--- WHAT THE TASK REQUIRES ---
Quote the whole listing word for word. Do not include the pictures.

--- DATA EXCERPT ---
▼▼▼
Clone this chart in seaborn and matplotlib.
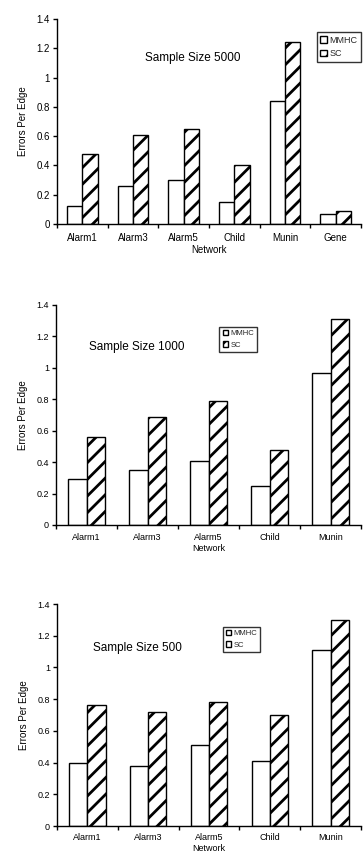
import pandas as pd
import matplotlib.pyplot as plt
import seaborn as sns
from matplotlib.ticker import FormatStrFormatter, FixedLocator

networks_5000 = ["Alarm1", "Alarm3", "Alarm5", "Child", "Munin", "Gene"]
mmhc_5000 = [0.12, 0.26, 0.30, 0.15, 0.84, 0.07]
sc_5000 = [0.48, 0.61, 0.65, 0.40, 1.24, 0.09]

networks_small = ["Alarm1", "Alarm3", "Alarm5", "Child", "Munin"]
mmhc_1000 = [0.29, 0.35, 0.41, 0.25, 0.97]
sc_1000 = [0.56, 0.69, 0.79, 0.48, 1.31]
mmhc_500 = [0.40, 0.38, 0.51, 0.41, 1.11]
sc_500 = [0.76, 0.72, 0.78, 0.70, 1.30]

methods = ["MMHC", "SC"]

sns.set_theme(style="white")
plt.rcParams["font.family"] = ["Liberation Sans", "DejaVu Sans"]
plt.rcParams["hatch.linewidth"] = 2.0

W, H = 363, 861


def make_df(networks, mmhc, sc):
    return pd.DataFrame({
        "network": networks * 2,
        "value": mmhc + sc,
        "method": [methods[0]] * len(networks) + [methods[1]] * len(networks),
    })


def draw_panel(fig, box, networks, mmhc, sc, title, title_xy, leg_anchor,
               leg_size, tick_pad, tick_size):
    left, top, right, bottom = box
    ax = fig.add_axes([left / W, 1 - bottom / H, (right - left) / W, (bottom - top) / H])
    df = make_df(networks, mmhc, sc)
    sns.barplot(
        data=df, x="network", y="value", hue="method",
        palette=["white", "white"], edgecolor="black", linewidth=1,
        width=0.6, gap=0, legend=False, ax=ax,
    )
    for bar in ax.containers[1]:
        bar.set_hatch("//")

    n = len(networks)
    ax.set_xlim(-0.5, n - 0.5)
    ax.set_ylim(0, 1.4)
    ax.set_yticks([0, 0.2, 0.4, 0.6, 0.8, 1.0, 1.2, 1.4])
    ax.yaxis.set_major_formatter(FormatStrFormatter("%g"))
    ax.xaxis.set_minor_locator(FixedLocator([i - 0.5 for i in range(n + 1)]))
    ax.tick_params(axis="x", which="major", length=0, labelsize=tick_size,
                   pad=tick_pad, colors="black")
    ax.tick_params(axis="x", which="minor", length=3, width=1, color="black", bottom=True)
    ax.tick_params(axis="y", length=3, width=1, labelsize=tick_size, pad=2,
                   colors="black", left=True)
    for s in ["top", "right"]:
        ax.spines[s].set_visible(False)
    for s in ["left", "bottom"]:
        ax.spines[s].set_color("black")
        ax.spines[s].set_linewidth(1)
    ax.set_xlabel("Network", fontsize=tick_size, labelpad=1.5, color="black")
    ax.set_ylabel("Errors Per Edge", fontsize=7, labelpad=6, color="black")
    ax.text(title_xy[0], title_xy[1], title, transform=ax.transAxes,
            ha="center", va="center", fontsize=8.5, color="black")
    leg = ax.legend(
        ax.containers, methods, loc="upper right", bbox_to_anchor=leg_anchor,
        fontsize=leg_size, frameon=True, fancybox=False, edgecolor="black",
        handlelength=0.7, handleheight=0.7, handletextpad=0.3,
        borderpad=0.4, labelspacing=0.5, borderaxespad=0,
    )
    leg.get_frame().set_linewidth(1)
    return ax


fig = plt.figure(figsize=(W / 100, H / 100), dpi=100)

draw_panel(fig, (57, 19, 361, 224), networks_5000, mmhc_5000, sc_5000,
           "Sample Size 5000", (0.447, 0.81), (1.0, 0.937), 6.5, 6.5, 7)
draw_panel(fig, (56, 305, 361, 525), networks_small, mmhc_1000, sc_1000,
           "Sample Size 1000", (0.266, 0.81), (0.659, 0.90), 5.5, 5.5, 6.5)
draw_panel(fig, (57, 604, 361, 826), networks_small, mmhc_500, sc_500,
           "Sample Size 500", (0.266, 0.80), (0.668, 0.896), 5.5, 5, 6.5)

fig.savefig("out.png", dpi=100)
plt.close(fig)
▲▲▲
--- EXERCISE ANSWER ---
Clone this chart in seaborn and matplotlib.
import pandas as pd
import matplotlib.pyplot as plt
import seaborn as sns
from matplotlib.ticker import FormatStrFormatter, FixedLocator

networks_5000 = ["Alarm1", "Alarm3", "Alarm5", "Child", "Munin", "Gene"]
mmhc_5000 = [0.12, 0.26, 0.30, 0.15, 0.84, 0.07]
sc_5000 = [0.48, 0.61, 0.65, 0.40, 1.24, 0.09]

networks_small = ["Alarm1", "Alarm3", "Alarm5", "Child", "Munin"]
mmhc_1000 = [0.29, 0.35, 0.41, 0.25, 0.97]
sc_1000 = [0.56, 0.69, 0.79, 0.48, 1.31]
mmhc_500 = [0.40, 0.38, 0.51, 0.41, 1.11]
sc_500 = [0.76, 0.72, 0.78, 0.70, 1.30]

methods = ["MMHC", "SC"]

sns.set_theme(style="white")
plt.rcParams["font.family"] = ["Liberation Sans", "DejaVu Sans"]
plt.rcParams["hatch.linewidth"] = 2.0

W, H = 363, 861


def make_df(networks, mmhc, sc):
    return pd.DataFrame({
        "network": networks * 2,
        "value": mmhc + sc,
        "method": [methods[0]] * len(networks) + [methods[1]] * len(networks),
    })


def draw_panel(fig, box, networks, mmhc, sc, title, title_xy, leg_anchor,
               leg_size, tick_pad, tick_size):
    left, top, right, bottom = box
    ax = fig.add_axes([left / W, 1 - bottom / H, (right - left) / W, (bottom - top) / H])
    df = make_df(networks, mmhc, sc)
    sns.barplot(
        data=df, x="network", y="value", hue="method",
        palette=["white", "white"], edgecolor="black", linewidth=1,
        width=0.6, gap=0, legend=False, ax=ax,
    )
    for bar in ax.containers[1]:
        bar.set_hatch("//")

    n = len(networks)
    ax.set_xlim(-0.5, n - 0.5)
    ax.set_ylim(0, 1.4)
    ax.set_yticks([0, 0.2, 0.4, 0.6, 0.8, 1.0, 1.2, 1.4])
    ax.yaxis.set_major_formatter(FormatStrFormatter("%g"))
    ax.xaxis.set_minor_locator(FixedLocator([i - 0.5 for i in range(n + 1)]))
    ax.tick_params(axis="x", which="major", length=0, labelsize=tick_size,
                   pad=tick_pad, colors="black")
    ax.tick_params(axis="x", which="minor", length=3, width=1, color="black", bottom=True)
    ax.tick_params(axis="y", length=3, width=1, labelsize=tick_size, pad=2,
                   colors="black", left=True)
    for s in ["top", "right"]:
        ax.spines[s].set_visible(False)
    for s in ["left", "bottom"]:
        ax.spines[s].set_color("black")
        ax.spines[s].set_linewidth(1)
    ax.set_xlabel("Network", fontsize=tick_size, labelpad=1.5, color="black")
    ax.set_ylabel("Errors Per Edge", fontsize=7, labelpad=6, color="black")
    ax.text(title_xy[0], title_xy[1], title, transform=ax.transAxes,
            ha="center", va="center", fontsize=8.5, color="black")
    leg = ax.legend(
        ax.containers, methods, loc="upper right", bbox_to_anchor=leg_anchor,
        fontsize=leg_size, frameon=True, fancybox=False, edgecolor="black",
        handlelength=0.7, handleheight=0.7, handletextpad=0.3,
        borderpad=0.4, labelspacing=0.5, borderaxespad=0,
    )
    leg.get_frame().set_linewidth(1)
    return ax


fig = plt.figure(figsize=(W / 100, H / 100), dpi=100)

draw_panel(fig, (57, 19, 361, 224), networks_5000, mmhc_5000, sc_5000,
           "Sample Size 5000", (0.447, 0.81), (1.0, 0.937), 6.5, 6.5, 7)
draw_panel(fig, (56, 305, 361, 525), networks_small, mmhc_1000, sc_1000,
           "Sample Size 1000", (0.266, 0.81), (0.659, 0.90), 5.5, 5.5, 6.5)
draw_panel(fig, (57, 604, 361, 826), networks_small, mmhc_500, sc_500,
           "Sample Size 500", (0.266, 0.80), (0.668, 0.896), 5.5, 5, 6.5)

fig.savefig("out.png", dpi=100)
plt.close(fig)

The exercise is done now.